Dass der Preis der Vorhersage sinkt – bei gleichzeitiger Zunahme der Qualität –, hat unmittelbare Folgen auf das nächste Glied der »Produktionskette«: die Entscheidungen, die wir ausüben und für die wir zunehmend Vorhersagemaschinen zur Unterstützung heranziehen. Auf diesem Wege, so Agrawal und Kollegen, erhöhen künstliche Intelligenzen den Wert unseres menschlichen Urteilsvermögens. Aber sie machen es nicht überflüssig.

In überschaubaren Umgebungen, wo Daten reichlich vorliegen und Menschen bereits zahlreiche Entscheidungen getroffen haben, kann die KI aus diesen Beispielen lernen, indem sie darauf trainiert wird, das Verhalten ihrer menschlichen Vorbilder getreulich zu imitieren. Wenn in Banken etwa private Hypothekarkredite vergeben werden, dann erfolgen solche Kreditentscheidungen nach festen Kriterien (Tragbarkeit, Belehnung und so weiter), die auch eine Maschine anwenden könnte. Solche Entscheidungen würden in Zukunft wahrscheinlich von Bankangestellten an die Maschine delegiert werden. Aber dadurch drohen die Menschen nicht in die Überflüssigkeit abzudriften.

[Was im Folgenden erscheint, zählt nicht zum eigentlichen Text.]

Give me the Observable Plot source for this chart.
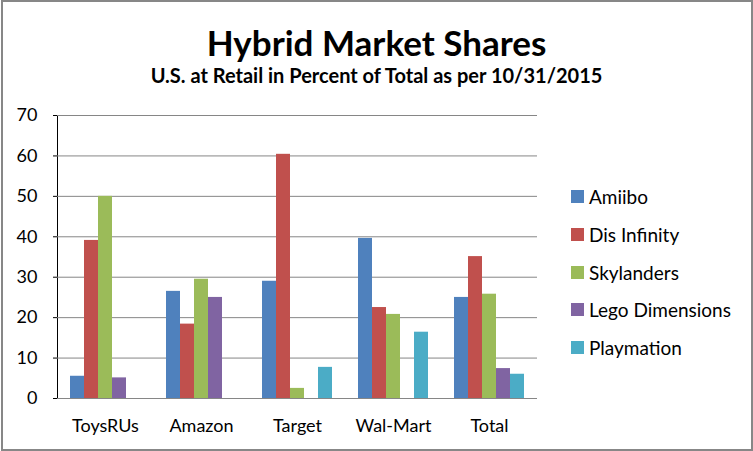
<!DOCTYPE html>
<html><head><meta charset="utf-8">
<script src="https://cdn.jsdelivr.net/npm/d3@7"></script>
<script src="https://cdn.jsdelivr.net/npm/@observablehq/plot@0.6"></script>
<style>
body{margin:0;background:#fff;}
#root{position:relative;width:753px;height:451px;overflow:hidden;background:#fff;font-family:Lato,sans-serif;color:#000;}
#border{position:absolute;left:1px;top:0;width:752px;height:451px;box-sizing:border-box;border:2px solid #878787;pointer-events:none;}
#title{position:absolute;top:22px;left:0;width:753px;text-align:center;font-weight:bold;font-size:35px;line-height:40px;}
#subtitle{position:absolute;top:63px;left:0;width:753px;text-align:center;font-weight:bold;font-size:20px;line-height:24px;}
#chart{position:absolute;left:0;top:100px;}
#legend{position:absolute;left:571px;top:178px;}
.item{display:flex;align-items:center;height:37.7px;font-size:19px;}
.sw{width:13px;height:13px;margin-right:5px;}
#chart g[aria-label="y-axis"] path, #chart g[aria-label="y-axis"] line{stroke:#868686;}
#chart g[aria-label="y-axis"]{font-size:17.5px;}
#chart g[aria-label="fx-axis"]{font-size:19px;}
</style></head>
<body><div id="root">
<div id="title">Hybrid Market Shares</div>
<div id="subtitle">U.S. at Retail in Percent of Total as per 10/31/2015</div>
<div id="chart"></div>
<div id="legend"></div>
<div id="border"></div>
</div>
<script>
const categories = ["ToysRUs", "Amazon", "Target", "Wal-Mart", "Total"];
const series = ["Amiibo", "Dis Infinity", "Skylanders", "Lego Dimensions", "Playmation"];
const colors = ["#4F81BD", "#C0504D", "#9BBB59", "#8064A2", "#4BACC6"];
const amiibo = [5.5, 26.5, 29.0, 39.6, 25.0];
const disInfinity = [39.1, 18.4, 60.4, 22.5, 35.1];
const skylanders = [50.0, 29.5, 2.5, 20.8, 25.8];
const legoDimensions = [5.1, 25.0, 0, 0, 7.4];
const playmation = [0, 0, 7.7, 16.4, 6.0];
const yTicks = [0, 10, 20, 30, 40, 50, 60, 70];

const seriesValues = [amiibo, disInfinity, skylanders, legoDimensions, playmation];
const data = series.flatMap((s, i) => categories.map((c, j) => ({category: c, series: s, value: seriesValues[i][j]})));

const chart = Plot.plot({
  width: 545, height: 338,
  marginLeft: 55, marginRight: 7, marginTop: 15, marginBottom: 40,
  style: {fontFamily: "Lato, sans-serif", fontSize: "18px", color: "#000", background: "transparent", overflow: "visible"},
  facet: {data, x: "category"},
  fx: {domain: categories, padding: 0, label: null, axis: "bottom", tickSize: 0, tickPadding: 21},
  x: {domain: series, paddingInner: 0, paddingOuter: 0.72, axis: null},
  y: {domain: [0, 70], ticks: 7, tickSize: 4, tickPadding: 16, label: null, line: true},
  color: {domain: series, range: colors},
  marks: [
    Plot.ruleY(yTicks, {stroke: "#868686", strokeWidth: 1}),
    Plot.barY(data, {x: "series", y: "value", fill: "series"})
  ]
});
document.getElementById("chart").appendChild(chart);

const legend = d3.select("#legend");
series.forEach((s, i) => {
  const it = legend.append("div").attr("class", "item");
  it.append("div").attr("class", "sw").style("background", colors[i]);
  it.append("span").text(s);
});
</script>
</body></html>
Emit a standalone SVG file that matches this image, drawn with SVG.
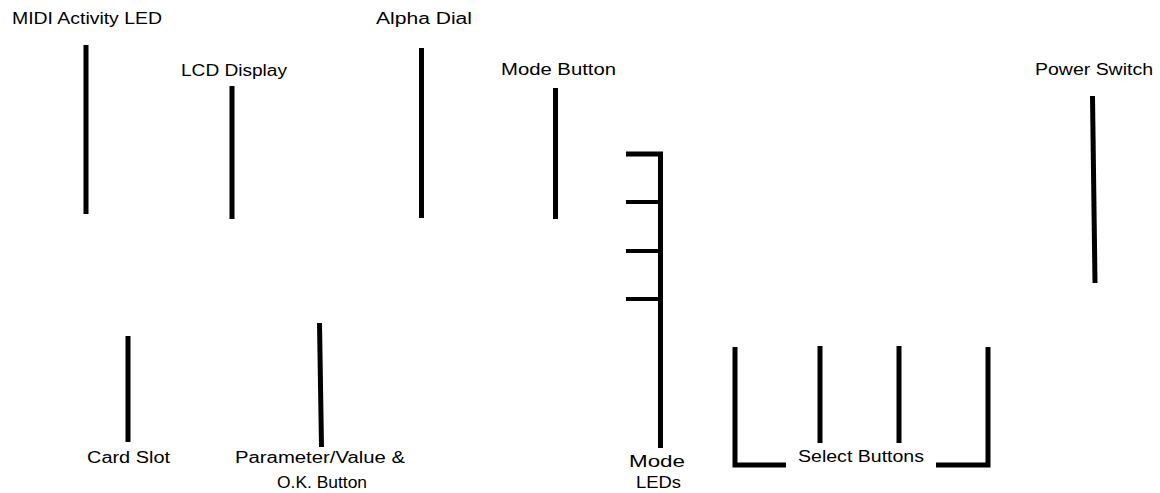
<svg xmlns="http://www.w3.org/2000/svg" width="1160" height="493" viewBox="0 0 1160 493">
  <style>
    .lbl { font-family: "Liberation Sans", Arial, sans-serif; font-size: 16px; fill: #000; }
    .lead { stroke: #000; stroke-width: 5; fill: none; stroke-linecap: butt; stroke-linejoin: miter; }
    .tick { stroke: #000; stroke-width: 4; fill: none; stroke-linecap: butt; }
  </style>
  <rect width="1160" height="493" fill="#fff"/>

  <!-- callout leaders -->
  <g id="connectors">
    <line class="lead" x1="86" y1="45" x2="86" y2="214"/>
    <line class="lead" x1="232" y1="86" x2="232" y2="219"/>
    <line class="lead" x1="421.5" y1="48" x2="421.5" y2="218"/>
    <line class="lead" x1="555.5" y1="88" x2="555.5" y2="219"/>
    <line class="lead" x1="1092.5" y1="96" x2="1095" y2="283"/>
    <line class="lead" x1="128" y1="336" x2="128" y2="442"/>
    <line class="lead" x1="319.5" y1="323" x2="321.5" y2="447"/>
    <!-- mode LEDs comb -->
    <polyline class="lead" points="626,154 660.5,154 660.5,448"/>
    <line class="tick" x1="626" y1="202" x2="660" y2="202"/>
    <line class="tick" x1="626" y1="251" x2="660" y2="251"/>
    <line class="tick" x1="626" y1="299" x2="660" y2="299"/>
    <!-- select buttons -->
    <polyline class="lead" points="735,347 735,465 786,465"/>
    <line class="lead" x1="820" y1="346" x2="820" y2="443"/>
    <line class="lead" x1="899" y1="346" x2="899" y2="443"/>
    <polyline class="lead" points="936,465 988,465 988,347"/>
  </g>

  <g id="midi-activity-led"><text class="lbl" x="12" y="24" textLength="150" lengthAdjust="spacingAndGlyphs">MIDI Activity LED</text></g>
  <g id="lcd-display"><text class="lbl" x="181" y="76" textLength="106" lengthAdjust="spacingAndGlyphs">LCD Display</text></g>
  <g id="alpha-dial"><text class="lbl" x="376" y="24" textLength="96" lengthAdjust="spacingAndGlyphs">Alpha Dial</text></g>
  <g id="mode-button"><text class="lbl" x="501" y="75" textLength="115" lengthAdjust="spacingAndGlyphs">Mode Button</text></g>
  <g id="power-switch"><text class="lbl" x="1035" y="75" textLength="118" lengthAdjust="spacingAndGlyphs">Power Switch</text></g>
  <g id="card-slot"><text class="lbl" x="87" y="463" textLength="83" lengthAdjust="spacingAndGlyphs">Card Slot</text></g>
  <g id="parameter-value-ok">
    <text class="lbl" x="235" y="463" textLength="170" lengthAdjust="spacingAndGlyphs">Parameter/Value &amp;</text>
    <text class="lbl" x="277" y="488" textLength="90" lengthAdjust="spacingAndGlyphs">O.K. Button</text>
  </g>
  <g id="mode-leds">
    <text class="lbl" x="629" y="467" textLength="56" lengthAdjust="spacingAndGlyphs">Mode</text>
    <text class="lbl" x="636" y="488" textLength="45" lengthAdjust="spacingAndGlyphs">LEDs</text>
  </g>
  <g id="select-buttons"><text class="lbl" x="798" y="462" textLength="126" lengthAdjust="spacingAndGlyphs">Select Buttons</text></g>
</svg>
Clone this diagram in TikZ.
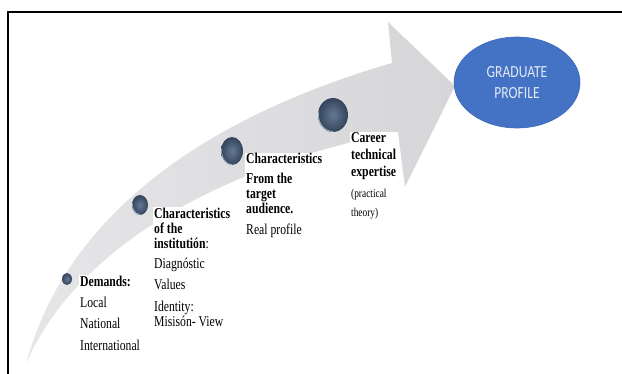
\documentclass[tikz,border=0pt]{standalone}
\usepackage{fontspec}
\setmainfont{Liberation Serif}[FakeStretch=0.78]
\newfontfamily\calib{Carlito}[FakeStretch=0.8]
\usetikzlibrary{shapes.geometric,calc}
\definecolor{ovalblue}{HTML}{4472C4}
\definecolor{ovaledge}{HTML}{3E68B4}
\definecolor{ovaltext}{HTML}{E2E9F6}
\definecolor{sphin}{HTML}{667A94}
\definecolor{sphout}{HTML}{33445B}
\definecolor{sphrim}{HTML}{A9BCD4}
\definecolor{arrowtail}{HTML}{E6E6E8}
\definecolor{arrowmid}{HTML}{C6C6CA}
\definecolor{arrowhead}{HTML}{D6D6D9}
\begin{document}
\begin{tikzpicture}[x=1pt,y=-1pt,
  txt/.style={anchor=base west, align=left, inner sep=1pt, fill=white, text=black,
              font=\fontsize{15}{15}\selectfont},
  smalltxt/.style={txt, font=\fontsize{12}{13}\selectfont},
  sphere/.style={ellipse, inner sep=0pt, draw=none, inner color=sphin, outer color=sphout},
  rim/.style={draw=sphrim, line width=0.7pt, line cap=round},
  oval/.style={ellipse, draw=ovaledge, line width=0.6pt, fill=ovalblue, text=ovaltext,
               align=center, font=\calib\fontsize{17}{21}\selectfont}]
\useasboundingbox (0,0) rectangle (622,374);
% frame
\draw[line width=1.4pt] (8,374) -- (8,12) -- (622,12);
% curved arrow
\shade[left color=arrowtail, middle color=arrowmid, right color=arrowhead]
  (26,364) .. controls (70,200) and (230,110) .. (392,63)
  -- (388,22) -- (455,86) -- (405,187) -- (398,132)
  .. controls (200,170) and (70,260) .. (26,364) -- cycle;
% spheres
\node[sphere, minimum width=10, minimum height=12] (s1) at (67,279) {};
\node[sphere, minimum width=16, minimum height=20] (s2) at (140,205) {};
\node[sphere, minimum width=22, minimum height=28] (s3) at (232,151) {};
\node[sphere, minimum width=30, minimum height=34] (s4) at (333,115) {};
\draw[rim] ($(s2)+(90:7.5 and 9.5)$) arc[start angle=90, end angle=190, x radius=7.5, y radius=9.5];
\draw[rim] ($(s3)+(90:10.5 and 13.5)$) arc[start angle=90, end angle=190, x radius=10.5, y radius=13.5];
\draw[rim] ($(s4)+(90:14.5 and 16.5)$) arc[start angle=90, end angle=190, x radius=14.5, y radius=16.5];
% graduate profile
\node[oval, minimum width=126, minimum height=91] (gp) at (517,82.5) {GRADUATE\\PROFILE};
% texts (anchor = baseline of the last line)
\node[txt] (t1) at (79,350.5) {\textbf{Demands:}\\[6pt]Local\\[6pt]National\\[7pt]International};
\node[txt] (t2) at (153,327) {\textbf{Characteristics}\\\textbf{of the}\\\textbf{institutión}:\\[6pt]Diagnóstic\\[6pt]Values\\[6pt]Identity:\\[1pt]Misisón- View};
\node[txt] (t3) at (245,235) {\textbf{Characteristics}\\[5pt]\textbf{From the}\\\textbf{target}\\\textbf{audience.}\\[6pt]Real profile};
\node[txt] (t4) at (350,176.5) {\textbf{Career}\\[2pt]\textbf{technical}\\[2pt]\textbf{expertise}};
\node[smalltxt] (t5) at (350,216.5) {(practical\\[6pt]theory)};
\end{tikzpicture}
\end{document}
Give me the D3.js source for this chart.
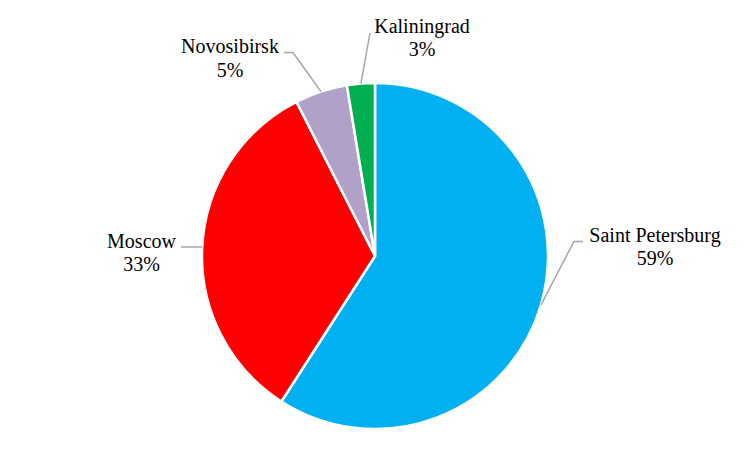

Denn zum einen liegen für viele Fälle die Voraussetzungen von Datenreichtum und hinreichender Regelmäßigkeit gar nicht vor. Zum anderen erweise sich unser menschliches Verständnis von anderen Menschen gerade in Ermangelung hochwertiger Daten als zentral für unsere Urteilsfähigkeiten. So können wir etwa anders als Maschinen ein Gesicht erkennen, nachdem wir es nur ein- oder zweimal, vielleicht sogar aus verschiedenen Blickwinkeln gesehen haben. Urteilsfähigkeiten wiederum könnten auch weiter fortgeschrittene Maschinen schwerlich vorhersagen beziehungsweise erlernen. Der Mensch ist, mit Nietzsche gesprochen, das »nicht festgestellte Tier«.

Es ist das Verdienst der Autoren, zunächst begriffliche Klarheit herzustellen. Mit deren Hilfe können sie in erfrischender Weise übertriebenen Reaktionen beider Richtungen entgegentreten: sowohl den Pessimisten, die – in der Regel aus mangelndem Verständnis der Technik – das Schlimmste fürchten, als auch den glorifizierenden Optimisten, die vor allem in Unternehmerkreisen anzutreffen sind.

Die menschliche Autonomie ist durch KIs und ihre massiv angestiegenen Fähigkeiten per se nicht bedroht. Zunächst liegt es an uns, ob wir, nur die Effizienzsteigerung im Blick, blind Aufgaben an Maschinen delegieren wollen und sich dadurch eine Rückentwicklung von handwerklichem Können, Orientierungsvermögen und Bildung einstellt. Dazu gebe die Ökonomik, die sich als Anwältin der Vernunft versteht, jedenfalls keinen Anlass.